Indeed, that was the issue in the Meso Scale Diagnostics case, in which a foreign holding company acquired a license for sophisticated diagnostic technology through a reverse triangular merger. Two Delaware companies with rights to the same technology sued on grounds that the merger resulted in an assignment that required their consent under an anti-assignment provision in the license. The defendants countered that the transfer of the license resulting from the reverse triangular merger was not subject to the antiassignment provision in the license agreement, because the target company that held the rights survived the transaction. The Chancery Court granted summary judgment to the defendants on grounds that relevant Delaware jurisprudence, holding that a mere change in the legal ownership of a business does not result in an assignment by operation of law, was controlling. The court found that a reverse triangular merger, like a stock purchase, does not result in a change in the target company’s corporate form.
Although FAR Subpart 42.12 specifically distinguishes stock purchases (which do not require novations) from asset purchases (which generally do), it does not explicitly address novation requirements in the context of a merger. The Meso Scale Diagnostics decision appears to solidify for government contractors the general practice of treating reverse triangular mergers as tantamount to stock purchases, i.e., no novation required.
Government contractors should not be concerned about the court’s conclusion that reverse triangular mergers do not result in assignment by operation of law. The Chancery Court’s holding should have no bearing on other transfers by operation of law, which are covered by the “operation of law” exception to the Anti-Assignment Act. Courts and the boards of contract appeals have carved out exceptions by which a contractor may transfer its agreements with the U.S. Government to a third-party successor-in-interest “by operation of law,” such as through a merger, consolidation, or corporate reorganization.2 Accordingly, the FAR provides that novation agreements with the Government are unnecessary when the contract transfer results from a change in contractor ownership by operation of law, i.e., “with no legal change in the contracting party, and when that contracting party remains in control of the assets and is the party performing the contract.” FAR 42.1204(b).

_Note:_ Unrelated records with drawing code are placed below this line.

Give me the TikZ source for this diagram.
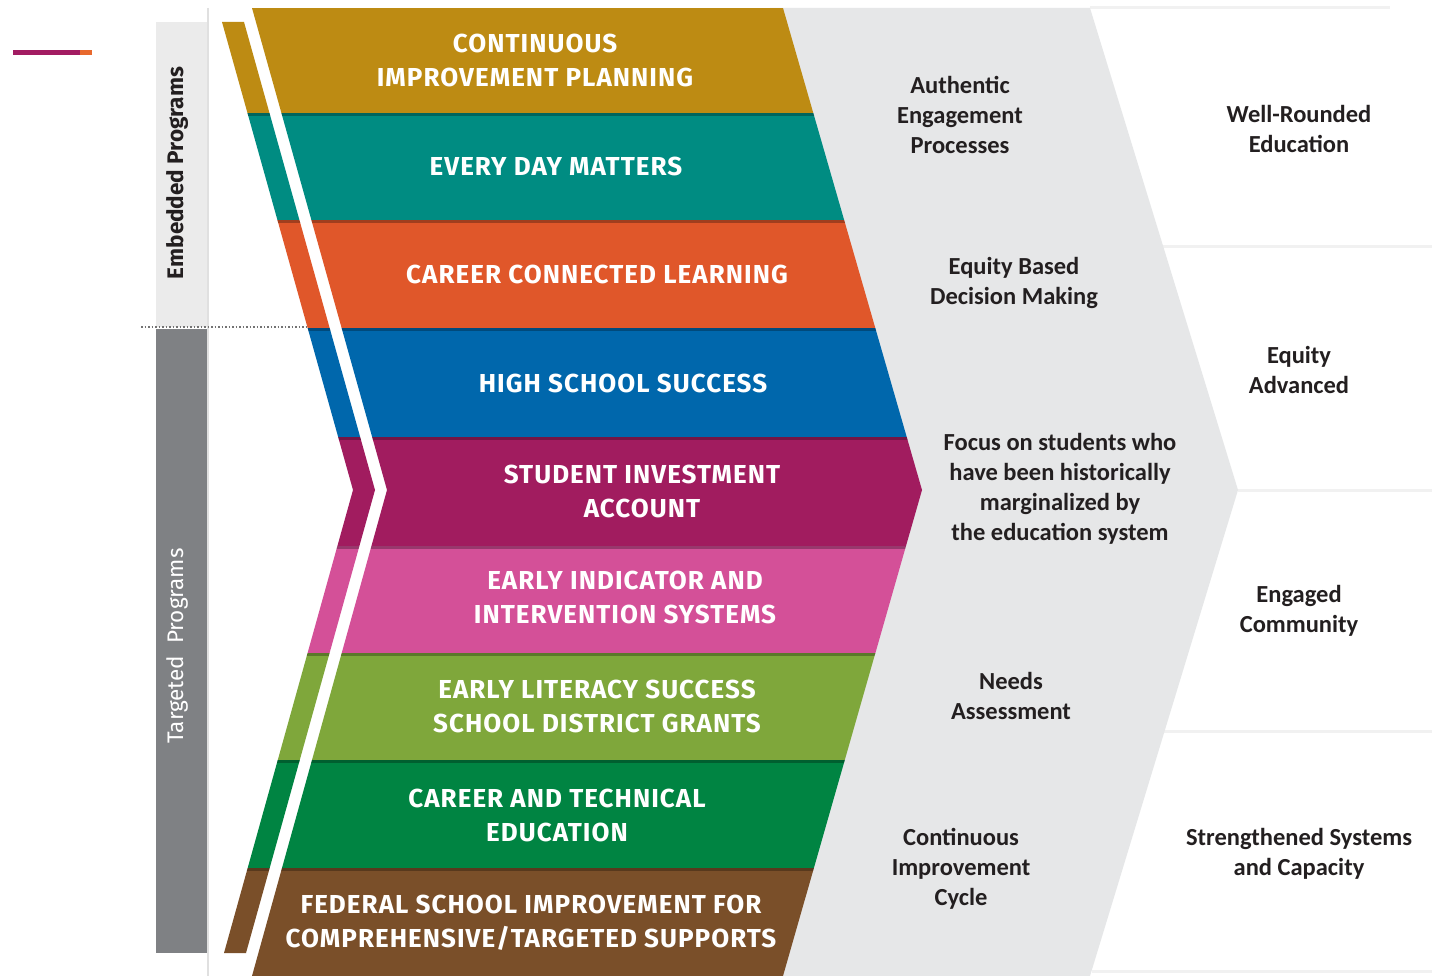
\documentclass[tikz,border=0pt]{standalone}
\usepackage{fontspec}
\newfontfamily\bandfont{Fira Sans}[LetterSpace=4]
\newfontfamily\sidefont{Fira Sans}
\newfontfamily\calfont{Carlito}
\definecolor{cip}{HTML}{BD8B13}
\definecolor{edm}{HTML}{008C82}
\definecolor{ccl}{HTML}{E0572A}
\definecolor{hss}{HTML}{0067AC}
\definecolor{sia}{HTML}{A11C5F}
\definecolor{eii}{HTML}{D45098}
\definecolor{els}{HTML}{7FA73B}
\definecolor{cte}{HTML}{008442}
\definecolor{fsi}{HTML}{7A4F29}
\definecolor{chev}{HTML}{E6E7E8}
\definecolor{lightbar}{HTML}{EBEBEB}
\definecolor{darkbar}{HTML}{7F8184}
\definecolor{faint}{HTML}{F1F1F1}
\definecolor{txt}{HTML}{231F20}
\definecolor{markmag}{HTML}{A21C62}
\definecolor{markora}{HTML}{E8692E}
\tikzset{
  bandtxt/.style={text=white, font=\bandfont\bfseries\fontsize{26}{34}\selectfont, align=center, inner sep=0pt},
  graytxt/.style={text=txt, font=\calfont\bfseries\fontsize{24.5}{30}\selectfont, align=center, inner sep=0pt},
  sidetxt/.style={rotate=90, inner sep=0pt},
  sepline/.style={draw=faint, line width=3pt}
}
\begin{document}
\begin{tikzpicture}[x=1pt,y=-1pt]
\useasboundingbox (0,0) rectangle (1432,976);
\fill[white] (0,0) rectangle (1432,976);

% top-left mark
\fill[markmag] (13,50) rectangle (80,55);
\fill[markora] (80,50) rectangle (92,55);

% thin vertical rule
\draw[draw=black!12, line width=1.5pt] (208,8) -- (208,976);

% side bars
\fill[lightbar] (156,22) rectangle (207,327);
\fill[darkbar] (156,329) rectangle (207,953);
\draw[black!55, dotted, line width=1.5pt] (141,327) -- (312,327);

% separators on the right
\draw[sepline] (1090,8) -- (1390,8);
\draw[sepline] (1163,247) -- (1432,247);
\draw[sepline] (1238,490) -- (1432,490);
\draw[sepline] (1163,731) -- (1432,731);
\draw[sepline] (1092,971) -- (1432,971);

% gray chevron
\fill[chev] (770,8) -- (1090,8) -- (1238,490) -- (1090,976) -- (770,976) -- (909,490) -- cycle;

% coloured bands
\begin{scope}
\clip (252,8) -- (783,8) -- (922,490) -- (783,976) -- (252,976) -- (387,490) -- cycle
      (222,22) -- (244,22) -- (375,490) -- (246,953) -- (224,953) -- (353,490) -- cycle;
\foreach \t/\b/\c in {8/113/cip,113/220/edm,220/328/ccl,328/437/hss,437/546/sia,546/653/eii,653/760/els,760/868/cte,868/976/fsi}{
  \fill[\c] (0,\t) rectangle (1432,\b);
}
\foreach \t in {113,220,328,437,546,653,760,868}{
  \fill[black, opacity=0.28] (0,\t) rectangle (1432,\t+3);
}
\end{scope}

% band labels
\node[bandtxt] (b1) at (535,60) {CONTINUOUS\\IMPROVEMENT PLANNING};
\node[bandtxt] (b2) at (556,166) {EVERY DAY MATTERS};
\node[bandtxt] (b3) at (597,274) {CAREER CONNECTED LEARNING};
\node[bandtxt] (b4) at (623,383) {HIGH SCHOOL SUCCESS};
\node[bandtxt] (b5) at (642,491) {STUDENT INVESTMENT\\ACCOUNT};
\node[bandtxt] (b6) at (625,597) {EARLY INDICATOR AND\\INTERVENTION SYSTEMS};
\node[bandtxt] (b7) at (597,706) {EARLY LITERACY SUCCESS\\SCHOOL DISTRICT GRANTS};
\node[bandtxt] (b8) at (557,815) {CAREER AND TECHNICAL\\EDUCATION};
\node[bandtxt] (b9) at (531,923) {FEDERAL SCHOOL IMPROVEMENT FOR\\COMPREHENSIVE/TARGETED SUPPORTS};

% middle column
\node[graytxt] (m1) at (960,115) {Authentic\\Engagement\\Processes};
\node[graytxt] (m2) at (1014,283) {Equity Based\\Decision Making};
\node[graytxt] (m3) at (1060,489) {Focus on students who\\have been historically\\marginalized by\\the education system};
\node[graytxt] (m4) at (1011,696) {Needs\\Assessment};
\node[graytxt] (m5) at (961,869) {Continuous\\Improvement\\Cycle};

% right column
\node[graytxt] (r1) at (1299,129) {Well-Rounded\\Education};
\node[graytxt] (r2) at (1299,370) {Equity\\Advanced};
\node[graytxt] (r3) at (1299,611) {Engaged\\Community};
\node[graytxt] (r4) at (1299,854) {Strengthened Systems\\and Capacity};

% side labels
\node[sidetxt, text=txt, font=\sidefont\bfseries\fontsize{22.5}{26}\selectfont] (emb) at (177,173) {Embedded Programs};
\node[sidetxt, text=white, font=\sidefont\fontsize{22.5}{26}\selectfont] (tar) at (177,646) {Targeted\ \ Programs};
\end{tikzpicture}
\end{document}
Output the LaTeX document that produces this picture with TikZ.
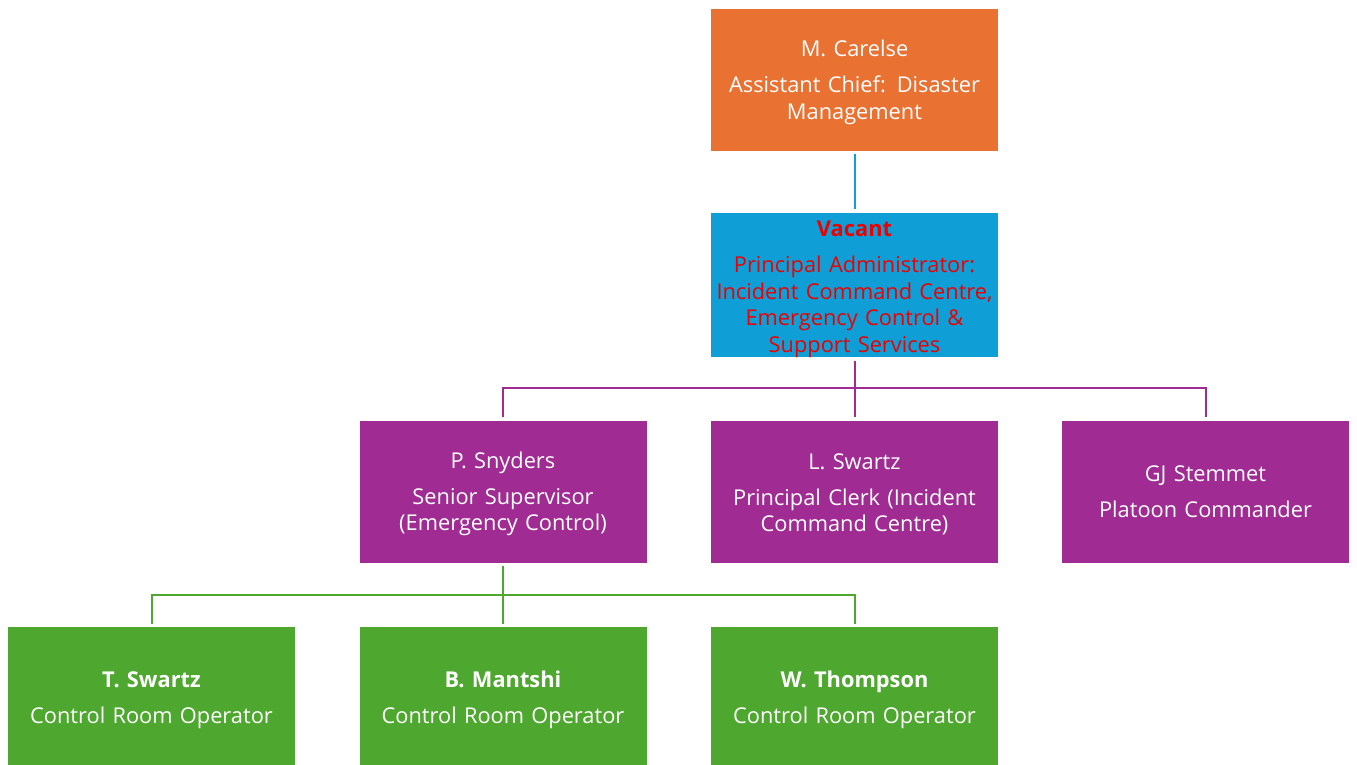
\documentclass[tikz,border=0pt]{standalone}
\usepackage{fontspec}
\setmainfont{Open Sans}
\definecolor{corange}{HTML}{E97132}
\definecolor{cblue}{HTML}{0F9ED5}
\definecolor{cpurple}{HTML}{A02B93}
\definecolor{cgreen}{HTML}{4EA72E}
\definecolor{cred}{HTML}{EE0000}
\newcommand{\topstrut}[1]{\rule{0pt}{#1}}
\begin{document}
\begin{tikzpicture}[x=1pt,y=-1pt,
  box/.style={rectangle, minimum width=287pt, minimum height=142pt, inner sep=0pt,
    text width=285pt, align=center, text=white,
    font=\fontsize{21.8}{26.5}\selectfont},
  lnk/.style={line width=2pt, shorten <=3pt, shorten >=3pt}]
\useasboundingbox (0,0) rectangle (1357,765);
\node[box, fill=corange] (top) at (854.5,80) {\topstrut{21pt}M. Carelse\\[9.5pt]Assistant Chief: Disaster\\Management};
\node[box, fill=cblue, text=cred] (vac) at (854.5,285) {\topstrut{24pt}\textbf{Vacant}\\[9.5pt]Principal Administrator:\\Incident Command Centre,\\Emergency Control \&\\Support Services};
\node[box, fill=cpurple] (sny) at (503,491.5) {\topstrut{21pt}P. Snyders\\[9.5pt]Senior Supervisor\\(Emergency Control)};
\node[box, fill=cpurple] (lsw) at (854.5,491.5) {\topstrut{21pt}L. Swartz\\[9.5pt]Principal Clerk (Incident\\Command Centre)};
\node[box, fill=cpurple] (gjs) at (1205.5,491.5) {GJ Stemmet\\[9.5pt]Platoon Commander};
\node[box, fill=cgreen] (tsw) at (151.5,698) {\topstrut{21pt}\textbf{T. Swartz}\\[9.5pt]Control Room Operator};
\node[box, fill=cgreen] (bma) at (503,698) {\topstrut{21pt}\textbf{B. Mantshi}\\[9.5pt]Control Room Operator};
\node[box, fill=cgreen] (wth) at (854.5,698) {\topstrut{21pt}\textbf{W. Thompson}\\[9.5pt]Control Room Operator};
\coordinate (pj) at (854.5,388);
\coordinate (gj) at (503,595);
\draw[lnk, cblue] (top.south) -- (vac.north);
\draw[lnk, cpurple] (vac.south) -- (lsw.north);
\draw[lnk, cpurple] (sny.north) -- (sny.north |- pj) -- (gjs.north |- pj) -- (gjs.north);
\draw[lnk, cgreen] (sny.south) -- (bma.north);
\draw[lnk, cgreen] (tsw.north) -- (tsw.north |- gj) -- (wth.north |- gj) -- (wth.north);
\end{tikzpicture}
\end{document}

For example, the operation of law exception has been found to cover corporate reorganizations affected by a bankruptcy court order. The U.S. Court of Federal Claims, the Government Accountability Office, and the boards of contract appeals have largely held that the Anti-Assignment Act does not apply to contracts transferred to receivers, debtors-in-interest, trustees, or successors-in-interest.3 Similarly, the operation of law exception should still apply in the context of corporate reorganization or voluntary changes in business form, such as a conversion from a corporation into a limited liability company. Under applicable Delaware statutes, conversions occur by operation of law, and, therefore, should be exempt from the Anti-Assignment Act.4 (The FAR does not explicitly address conversions, and the Government in some instances has required shortform novation or change-of-name agreements before it was willing to recognize the new entity as the contractor’s successor-in-interest.) The Delaware Chancery Court’s discussion of “operation of law” transfers in the Meso Scale Diagnostics decision should have no affect on FAR novation requirements in these contexts.